I'm experimenting with a proposal to handle this: a patch for blivet which makes it disable sparse inodes for XFS filesystems if the mount point is /boot. I'll see if I can make that fly.

Comment 26 Adam Williamson 2018-05-15 00:12:51 UTC
https://github.com/storaged-project/blivet/pull/693

works for me in basic testing, at least. https://www.happyassassin.net/updates/1575797.2.img is an updates image with that patch applied, for testing.

Comment 27 Chris Murphy 2018-05-15 22:21:41 UTC
Question. What if the user wants / on XFS, but does not specify a separate /boot volume? Does the patch still use '-i sparse=0' or do we still blowup?

Question for Eric: how badly do you want clean installs going forward to have sparse inodes enabled for root fs? Is it better to proscribe /boot on XFS in order to ensure / has sparse inodes enabled? Or is this a coin toss situation?

I just saw feedback from GRUB upstream and they don't have time to fix it now, but gave no time frame on when they'd get around to it.

Comment 28 Adam Williamson 2018-05-16 00:47:13 UTC
"Question. What if the user wants / on XFS, but does not specify a separate /boot volume? Does the patch still use '-i sparse=0' or do we still blowup?"

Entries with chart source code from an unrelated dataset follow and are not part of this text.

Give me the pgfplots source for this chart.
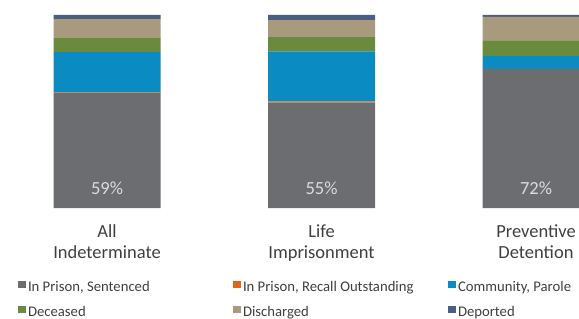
\documentclass[border=0pt]{standalone}
\usepackage{pgfplots}
\pgfplotsset{compat=1.18}
\usepackage{fontspec}
\setmainfont{Carlito}
\definecolor{cSent}{HTML}{6C6D71}
\definecolor{cRec}{HTML}{E0661C}
\definecolor{cComm}{HTML}{0A8BC2}
\definecolor{cDec}{HTML}{6A8A3D}
\definecolor{cDis}{HTML}{A99A7D}
\definecolor{cDep}{HTML}{4A5F81}
\definecolor{cPct}{HTML}{DCDCDC}
\definecolor{cTxt}{HTML}{3F3F3F}
\begin{document}
\begin{tikzpicture}
\path[use as bounding box] (0bp,0bp) rectangle (579bp,319bp);
\clip (0bp,0bp) rectangle (579bp,319bp);
\begin{axis}[
  at={(-0.25bp,111bp)}, anchor=south west,
  scale only axis, width=643.5bp, height=193bp,
  xmin=-0.5, xmax=2.5, ymin=0, ymax=100,
  hide axis,
  ybar stacked, bar width=107bp,
  clip=false,
  legend columns=3,
  legend style={at={(0.02836,-0.478)}, anchor=west, draw=none, fill=none,
    inner sep=0pt, outer sep=0pt, column sep=0pt, row sep=11bp,
    font=\fontsize{14.7bp}{17bp}\selectfont, text=cTxt,
    nodes={inner sep=1.5bp, text height=9bp, text depth=2bp}},
  legend image code/.code={\fill[#1] (0bp,-0.25bp) rectangle (7.5bp,7.25bp); \path (8.5bp,0bp);},
]
\addplot[fill=cSent, draw=none] coordinates {(0,59.7) (1,54.6) (2,72.0)};
\addlegendentry{\makebox[203.5bp][l]{In Prison, Sentenced}}
\addplot[fill=cRec, draw=none] coordinates {(0,0.2) (1,0.6) (2,0.1)};
\addlegendentry{\makebox[203.5bp][l]{In Prison, Recall Outstanding}}
\addplot[fill=cComm, draw=none] coordinates {(0,20.8) (1,25.9) (2,6.6)};
\addlegendentry{\makebox[203.5bp][l]{Community, Parole}}
\addplot[fill=cDec, draw=none] coordinates {(0,7.3) (1,7.5) (2,7.9)};
\addlegendentry{\makebox[203.5bp][l]{Deceased}}
\addplot[fill=cDis, draw=none] coordinates {(0,9.8) (1,8.7) (2,12.4)};
\addlegendentry{\makebox[203.5bp][l]{Discharged}}
\addplot[fill=cDep, draw=none] coordinates {(0,2.2) (1,2.7) (2,1.0)};
\addlegendentry{\makebox[203.5bp][l]{Deported}}
\coordinate (p0) at (axis cs:0,6.74);
\coordinate (p1) at (axis cs:1,6.74);
\coordinate (p2) at (axis cs:2,6.74);
\node[anchor=base, text=cTxt, font=\fontsize{18.5bp}{22bp}\selectfont] at (axis cs:0,-15.03) {All};
\node[anchor=base, text=cTxt, font=\fontsize{18.5bp}{22bp}\selectfont] at (axis cs:0,-26.42) {Indeterminate};
\node[anchor=base, text=cTxt, font=\fontsize{18.5bp}{22bp}\selectfont] at (axis cs:1,-15.03) {Life};
\node[anchor=base, text=cTxt, font=\fontsize{18.5bp}{22bp}\selectfont] at (axis cs:1,-26.42) {Imprisonment};
\node[anchor=base, text=cTxt, font=\fontsize{18.5bp}{22bp}\selectfont] at (axis cs:2,-15.03) {Preventive};
\node[anchor=base, text=cTxt, font=\fontsize{18.5bp}{22bp}\selectfont] at (axis cs:2,-26.42) {Detention};
\end{axis}
\node[anchor=base, text=cPct, font=\fontsize{18.5bp}{22bp}\selectfont] at (p0) {59\%};
\node[anchor=base, text=cPct, font=\fontsize{18.5bp}{22bp}\selectfont] at (p1) {55\%};
\node[anchor=base, text=cPct, font=\fontsize{18.5bp}{22bp}\selectfont] at (p2) {72\%};
\end{tikzpicture}
\end{document}
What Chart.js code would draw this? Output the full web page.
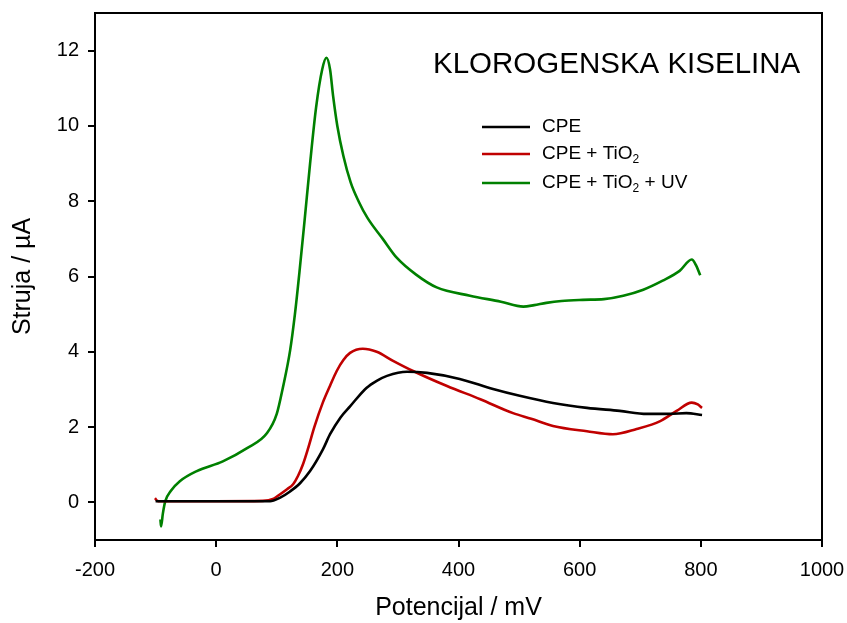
<!DOCTYPE html>
<html>
<head>
<meta charset="utf-8">
<script src="https://cdn.jsdelivr.net/npm/chart.js@4.4.1/dist/chart.umd.min.js"></script>
<style>
  html, body { margin: 0; padding: 0; background: #fff; }
  #wrap { width: 847px; height: 623px; }
</style>
</head>
<body>
<div id="wrap"><canvas id="chart" width="847" height="623"></canvas></div>
<script>
const chartTitle = "KLOROGENSKA KISELINA";
const seriesNames = ["CPE", "CPE + TiO₂", "CPE + TiO₂ + UV"];
const seriesColors = ["#000000", "#c00000", "#008000"];
const xTicks = [-200, 0, 200, 400, 600, 800, 1000];
const yTicks = [0, 2, 4, 6, 8, 10, 12];

// CPE
const cpeX = [-100, 0, 89, 105, 122, 138, 155, 176, 188, 205, 221, 248, 265, 282, 315, 348, 402, 457, 501, 556, 612, 666, 711, 749, 776, 802];
const cpeY = [0.03, 0.03, 0.03, 0.12, 0.29, 0.5, 0.83, 1.4, 1.81, 2.25, 2.55, 3.04, 3.23, 3.36, 3.47, 3.44, 3.28, 3.01, 2.83, 2.64, 2.51, 2.43, 2.35, 2.35, 2.37, 2.32];

// CPE + TiO2
const tioX = [-101, -97, -93, 0, 77, 95, 105, 117, 127, 135, 143, 152, 162, 176, 188, 199, 210, 221, 242, 265, 292, 325, 381, 436, 490, 520, 556, 612, 655, 694, 733, 760, 785, 795, 802];
const tioY = [0.11, 0.04, 0.03, 0.03, 0.04, 0.1, 0.21, 0.35, 0.48, 0.7, 1.0, 1.45, 2.0, 2.65, 3.1, 3.49, 3.78, 3.97, 4.08, 4.0, 3.76, 3.49, 3.09, 2.74, 2.37, 2.22, 2.03, 1.89, 1.81, 1.95, 2.16, 2.43, 2.65, 2.6, 2.51];

// CPE + TiO2 + UV
const uvX = [-92, -91, -88, -84, -75, -60, -32, 11, 51, 84, 100, 110, 122, 130, 138, 146, 155, 165, 175, 182, 188, 193, 200, 210, 222, 235, 250, 275, 298, 330, 364, 419, 470, 507, 525, 545, 570, 605, 640, 672, 705, 737, 765, 785, 792, 799];
const uvY = [-0.45, -0.64, -0.3, 0.03, 0.3, 0.56, 0.83, 1.09, 1.44, 1.84, 2.35, 3.04, 4.03, 5.0, 6.2, 7.5, 9.0, 10.5, 11.5, 11.81, 11.5, 10.8, 10.0, 9.2, 8.5, 8.0, 7.55, 7.0, 6.5, 6.05, 5.71, 5.49, 5.33, 5.2, 5.24, 5.3, 5.35, 5.38, 5.4, 5.49, 5.65, 5.89, 6.15, 6.45, 6.3, 6.03];

const toPoints = (xs, ys) => xs.map((x, i) => ({ x: x, y: ys[i] }));
const seriesData = [toPoints(cpeX, cpeY), toPoints(tioX, tioY), toPoints(uvX, uvY)];

const FONT = "'Liberation Sans', Arial, sans-serif";

// draw text where "₂" is a small lowered 2
function drawSubText(ctx, text, x, y, size) {
  const parts = text.split("₂");
  let cx = x;
  parts.forEach((p, i) => {
    ctx.font = size + "px " + FONT;
    ctx.fillText(p, cx, y);
    cx += ctx.measureText(p).width;
    if (i < parts.length - 1) {
      ctx.font = Math.round(size * 0.65) + "px " + FONT;
      ctx.fillText("2", cx, y + size * 0.3);
      cx += ctx.measureText("2").width;
    }
  });
}

const decorations = {
  id: "decorations",
  afterDraw(chart) {
    const { ctx, chartArea } = chart;
    ctx.save();
    ctx.strokeStyle = "#000";
    ctx.lineWidth = 2;
    ctx.beginPath();
    ctx.moveTo(chartArea.left, chartArea.top);
    ctx.lineTo(chartArea.right, chartArea.top);
    ctx.lineTo(chartArea.right, chartArea.bottom);
    ctx.stroke();

    ctx.fillStyle = "#000";
    ctx.textBaseline = "middle";
    ctx.textAlign = "left";
    ctx.font = "29.5px " + FONT;
    ctx.fillText(chartTitle, 433, 65);

    const rows = [127, 154, 183];
    chart.data.datasets.forEach((ds, i) => {
      ctx.strokeStyle = ds.borderColor;
      ctx.lineWidth = 2.5;
      ctx.beginPath();
      ctx.moveTo(482, rows[i]);
      ctx.lineTo(530, rows[i]);
      ctx.stroke();
      ctx.fillStyle = "#000";
      drawSubText(ctx, ds.label, 542, rows[i], 19);
    });
    ctx.restore();
  }
};

const noPad = s => { s.paddingLeft = 0; s.paddingRight = 0; s.paddingTop = 0; s.paddingBottom = 0; };

new Chart(document.getElementById("chart"), {
  type: "line",
  data: {
    datasets: seriesNames.map((name, i) => ({
      label: name,
      data: seriesData[i],
      borderColor: seriesColors[i],
      borderWidth: 2.6,
      pointRadius: 0,
      fill: false,
      cubicInterpolationMode: "monotone"
    }))
  },
  options: {
    responsive: false,
    animation: false,
    layout: { padding: { top: 13, right: 25, left: 0, bottom: 0 } },
    plugins: { legend: { display: false }, tooltip: { enabled: false } },
    scales: {
      x: {
        type: "linear",
        min: -200,
        max: 1000,
        afterBuildTicks: s => { s.ticks = xTicks.map(v => ({ value: v })); },
        afterFit: s => { s.height = 83; noPad(s); },
        border: { color: "#000", width: 2 },
        grid: { drawOnChartArea: false, color: "#000", lineWidth: 2, tickLength: 7 },
        ticks: { color: "#000", font: { family: FONT, size: 20 }, padding: 11, maxRotation: 0, callback: v => String(v) },
        title: { display: true, text: "Potencijal / mV", color: "#000", font: { family: FONT, size: 25 }, padding: { top: 0, bottom: 0 } }
      },
      y: {
        min: -1,
        max: 13,
        afterBuildTicks: s => { s.ticks = yTicks.map(v => ({ value: v })); },
        afterFit: s => { s.width = 95; noPad(s); },
        border: { color: "#000", width: 2 },
        grid: { drawOnChartArea: false, color: "#000", lineWidth: 2, tickLength: 7 },
        ticks: { color: "#000", font: { family: FONT, size: 20 }, padding: 9, callback: v => String(v) },
        title: { display: true, text: "Struja / µA", color: "#000", font: { family: FONT, size: 25 }, padding: { top: 8, bottom: 8 } }
      }
    }
  },
  plugins: [decorations]
});
</script>
</body>
</html>
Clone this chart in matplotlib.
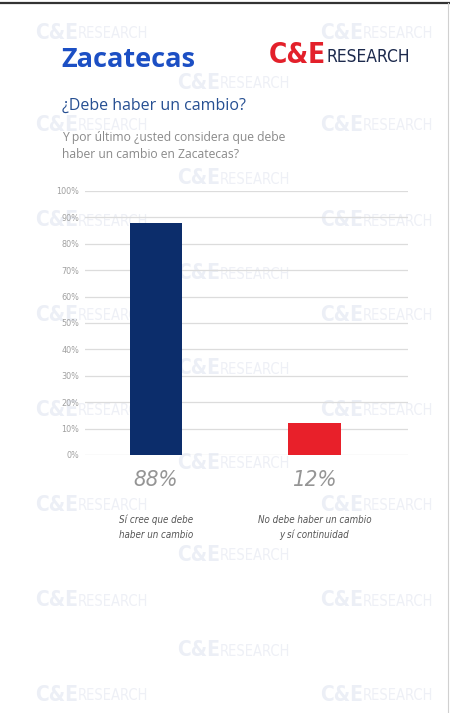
import matplotlib.pyplot as plt
from matplotlib.lines import Line2D

categories = ['Sí cree que debe\nhaber un cambio', 'No debe haber un cambio\ny sí continuidad']
values = [88, 12]
bar_colors = ['#0c2d6b', '#e8202a']
yticks = [0, 10, 20, 30, 40, 50, 60, 70, 80, 90, 100]

W, H = 450, 713
cond = dict(family='DejaVu Sans', fontstretch='condensed')

fig = plt.figure(figsize=(W / 100, H / 100), dpi=100)
fig.patch.set_facecolor('white')

def fx(px):
    return px / W

def fy(py):
    return 1 - py / H

def watermark(xx, yy):
    fig.text(fx(xx), fy(yy), 'C&E', fontsize=15, weight='bold', color='#eceff6',
             ha='right', va='center', zorder=-5, **cond)
    fig.text(fx(xx), fy(yy + 1), 'RESEARCH', fontsize=10.5, color='#eef0f6',
             ha='left', va='center', zorder=-5, **cond)

# faint watermark grid
wm_side = [33, 125, 220, 315, 410, 505, 600, 695]
wm_mid = [83, 178, 273, 368, 463, 555, 650]
for yy in wm_side:
    watermark(78, yy)
    watermark(363, yy)
for yy in wm_mid:
    watermark(220, yy)

# frame lines at top / right
fig.add_artist(Line2D([0, 1], [fy(3), fy(3)], color='#333333', lw=1.6))
fig.add_artist(Line2D([fx(448), fx(448)], [fy(3), 0], color='#d0d0d0', lw=0.8))

# header
fig.text(fx(61), fy(60), 'Zacatecas', fontsize=19.5, weight='bold', color='#1c4fc4',
         family=['Open Sans', 'DejaVu Sans'], ha='left', va='center')
fig.text(fx(326), fy(55), 'C&E', fontsize=20, weight='bold',
         color='#e3202a', ha='right', va='center', **cond)
fig.text(fx(327), fy(57), 'RESEARCH', fontsize=12.5,
         color='#1d2a4d', ha='left', va='center', **cond)

fig.text(fx(62), fy(106), '¿Debe haber un cambio?', fontsize=11.5, color='#264f92',
         family=['Open Sans', 'DejaVu Sans'], ha='left', va='center')
fig.text(fx(62), fy(146), 'Y por último ¿usted considera que debe\nhaber un cambio en Zacatecas?',
         fontsize=8.7, color='#8a8a8a', family=['Open Sans', 'DejaVu Sans'],
         ha='left', va='center', linespacing=1.35)

# chart
ax = fig.add_axes([fx(85), fy(455), fx(408) - fx(85), fy(191) - fy(455)])
ax.set_facecolor('none')
x = list(range(len(values)))
ax.bar(x, values, width=0.33, color=bar_colors, zorder=3)
ax.set_xlim(-0.448, 1.59)
ax.set_ylim(0, 100)
ax.set_yticks(yticks)
ax.set_yticklabels([f'{t}%' for t in yticks], fontsize=6.5, color='#a0a0a0', **cond)
ax.yaxis.grid(True, color='#dcdcdc', lw=0.9, zorder=0)
ax.set_xticks([])
ax.tick_params(axis='y', length=0, pad=4)
for s in ax.spines.values():
    s.set_visible(False)

for xi, v, lab in zip(x, values, categories):
    ax.annotate(f'{v}%', (xi, 0), xytext=(0, -18), textcoords='offset points',
                ha='center', va='center', fontsize=16, style='italic', weight='light',
                color='#959595', annotation_clip=False, **cond)
    ax.annotate(lab, (xi, 0), xytext=(0, -52), textcoords='offset points',
                ha='center', va='center', fontsize=7, style='italic',
                color='#555555', linespacing=1.55, annotation_clip=False, **cond)

fig.savefig('out.png', dpi=100, facecolor='white')
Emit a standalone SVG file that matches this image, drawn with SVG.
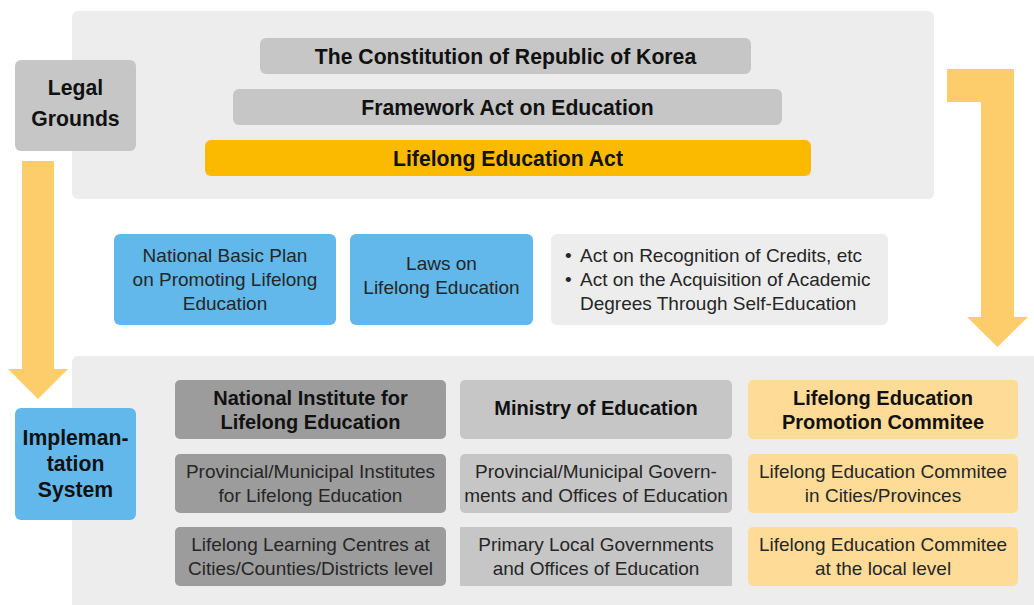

This would blow up. It wouldn't really be possible to extend this fix to handle that case, as this is operating at the point when a single filesystem is to be created, with knowledge about that filesystem - including its mount type - but not about the overall operation that's going on or any *other* filesystems.

Fixing that case in this general way ('make blivet pass -i sparse=0 when we know it needs to') would, I think, require a bit more heavy lifting, approximately speaking it'd have to be done with the actual logic on the anaconda side and anaconda passing the arguments into blivet.

Comment 29 Adam Williamson 2018-05-16 00:47:54 UTC
er, "including its mount type" was meant to read "including its type and mount point".

Comment 30 Eric Sandeen 2018-05-16 14:47:56 UTC
I've sent a patch to fix grub upstream, the best resolution would be to simply include it and not need to change anything else.  This was a shortcoming of grub which has now been fixed.

https://lists.gnu.org/archive/html/grub-devel/2018-05/msg00057.html

Updating grub code to handle the new format would be a far better solution than hacking up installer bits and pieces.

Thanks,
-Eric

Comment 31 Adam Williamson 2018-05-16 16:08:02 UTC
Eric: sure, we were only considering workarounds for the case where grub couldn't be fixed promptly. Thanks for the fix!

Comment 32 Adam Williamson 2018-05-18 23:44:39 UTC
openQA results for the latest compose confirm this is fixed, great.